Here the artificial neurons consist of phase-change materials, including germanium antimony telluride, which exhibit two stable states, an amorphous one and a crystalline one. In the published demonstration, the team applied a series of electrical pulses to the artificial neurons (corresponding to streams of data), which resulted in the progressive crystallization of the phase-change material, ultimately causing the neuron to fire.
In neuroscience, this function is known as the integrate-and-fire property of biological neurons (when a cumulated stimulus threshold is met). This is the foundation for event-based computation. Therefore, the artificial neurons are not used to store data as a given state, but instead are used for their analogue behaviour, just like the synapses and neurons operate in the brain.
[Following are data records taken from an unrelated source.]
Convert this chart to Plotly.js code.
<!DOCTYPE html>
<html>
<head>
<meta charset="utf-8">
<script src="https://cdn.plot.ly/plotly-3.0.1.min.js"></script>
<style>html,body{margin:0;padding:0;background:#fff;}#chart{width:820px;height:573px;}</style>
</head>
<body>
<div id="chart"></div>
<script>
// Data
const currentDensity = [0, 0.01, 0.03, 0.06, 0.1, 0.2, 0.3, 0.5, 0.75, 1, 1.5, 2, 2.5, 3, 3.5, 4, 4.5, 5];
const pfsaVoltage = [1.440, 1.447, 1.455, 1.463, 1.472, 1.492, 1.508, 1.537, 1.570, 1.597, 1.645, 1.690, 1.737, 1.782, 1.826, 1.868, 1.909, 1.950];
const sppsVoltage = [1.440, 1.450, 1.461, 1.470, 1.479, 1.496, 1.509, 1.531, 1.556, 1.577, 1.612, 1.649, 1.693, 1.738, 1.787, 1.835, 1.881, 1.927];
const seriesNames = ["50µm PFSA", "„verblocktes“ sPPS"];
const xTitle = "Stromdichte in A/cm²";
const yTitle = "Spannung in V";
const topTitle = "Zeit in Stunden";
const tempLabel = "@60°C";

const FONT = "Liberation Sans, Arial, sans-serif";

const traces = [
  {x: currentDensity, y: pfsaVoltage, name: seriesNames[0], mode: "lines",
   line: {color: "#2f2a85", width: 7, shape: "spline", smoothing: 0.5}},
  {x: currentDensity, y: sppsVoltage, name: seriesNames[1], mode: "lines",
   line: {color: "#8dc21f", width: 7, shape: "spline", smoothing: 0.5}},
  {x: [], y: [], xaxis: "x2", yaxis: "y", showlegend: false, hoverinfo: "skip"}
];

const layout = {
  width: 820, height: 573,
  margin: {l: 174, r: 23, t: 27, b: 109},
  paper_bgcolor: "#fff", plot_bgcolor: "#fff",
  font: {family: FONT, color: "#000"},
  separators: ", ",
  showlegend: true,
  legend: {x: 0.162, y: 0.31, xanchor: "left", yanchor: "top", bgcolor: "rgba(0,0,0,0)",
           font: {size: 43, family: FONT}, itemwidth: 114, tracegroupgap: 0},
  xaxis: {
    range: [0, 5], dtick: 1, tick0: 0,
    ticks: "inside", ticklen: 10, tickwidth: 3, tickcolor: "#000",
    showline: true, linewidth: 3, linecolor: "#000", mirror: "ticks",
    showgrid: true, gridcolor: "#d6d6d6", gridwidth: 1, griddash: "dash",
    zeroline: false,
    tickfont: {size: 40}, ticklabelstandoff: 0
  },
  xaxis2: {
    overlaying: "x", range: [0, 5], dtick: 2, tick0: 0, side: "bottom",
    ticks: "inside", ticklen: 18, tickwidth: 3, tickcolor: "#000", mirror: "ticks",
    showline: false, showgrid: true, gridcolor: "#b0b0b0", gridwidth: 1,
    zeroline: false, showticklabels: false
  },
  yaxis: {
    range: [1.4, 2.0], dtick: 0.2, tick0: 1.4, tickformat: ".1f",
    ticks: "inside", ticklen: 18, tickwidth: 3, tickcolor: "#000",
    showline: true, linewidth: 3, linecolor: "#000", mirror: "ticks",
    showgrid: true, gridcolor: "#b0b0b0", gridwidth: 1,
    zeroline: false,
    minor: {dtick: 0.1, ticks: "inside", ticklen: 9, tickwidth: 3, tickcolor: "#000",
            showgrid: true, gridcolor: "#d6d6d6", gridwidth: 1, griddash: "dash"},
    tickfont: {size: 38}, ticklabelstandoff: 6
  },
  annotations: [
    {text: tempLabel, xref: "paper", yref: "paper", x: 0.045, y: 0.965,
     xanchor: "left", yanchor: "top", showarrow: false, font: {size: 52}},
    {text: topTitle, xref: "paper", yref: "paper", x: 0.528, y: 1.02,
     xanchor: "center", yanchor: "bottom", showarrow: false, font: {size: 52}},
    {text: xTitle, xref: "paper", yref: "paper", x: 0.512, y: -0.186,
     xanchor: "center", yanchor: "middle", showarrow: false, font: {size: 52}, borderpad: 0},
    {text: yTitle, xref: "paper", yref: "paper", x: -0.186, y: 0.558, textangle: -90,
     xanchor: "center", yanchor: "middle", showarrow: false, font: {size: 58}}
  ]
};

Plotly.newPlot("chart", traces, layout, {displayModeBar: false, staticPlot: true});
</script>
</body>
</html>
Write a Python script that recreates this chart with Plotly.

By exploiting this integrate-and-fire property, even a single neuron can be used to detect patterns and discover correlations in real-time streams of event-based data. In a paper published in Nature Nanotechnology, the researchers describe how they organized hundreds of artificial nano-scale neurons into populations and used them to represent fast and complex signals. In a video, they demonstrate how feeding pixel data from random images to thousands of synapses connected to only two level-tuned neurons, they were able to detect recurring patterns (two distinctive logos) out of the average noise.
They also claim these nano-sized neurons can sustain billions of switching cycles, which would correspond to multiple years of operation at an update frequency of 100Hz. The energy required for each neuron update was less than five pico-joule and the average power less than 120 microwatts.
Densely packed arrays of such neurons could be used to analyse high volumes of sensor data, searching for data correlation or to detect patterns in neuromorphic coprocessors, with co-located memory and processing units.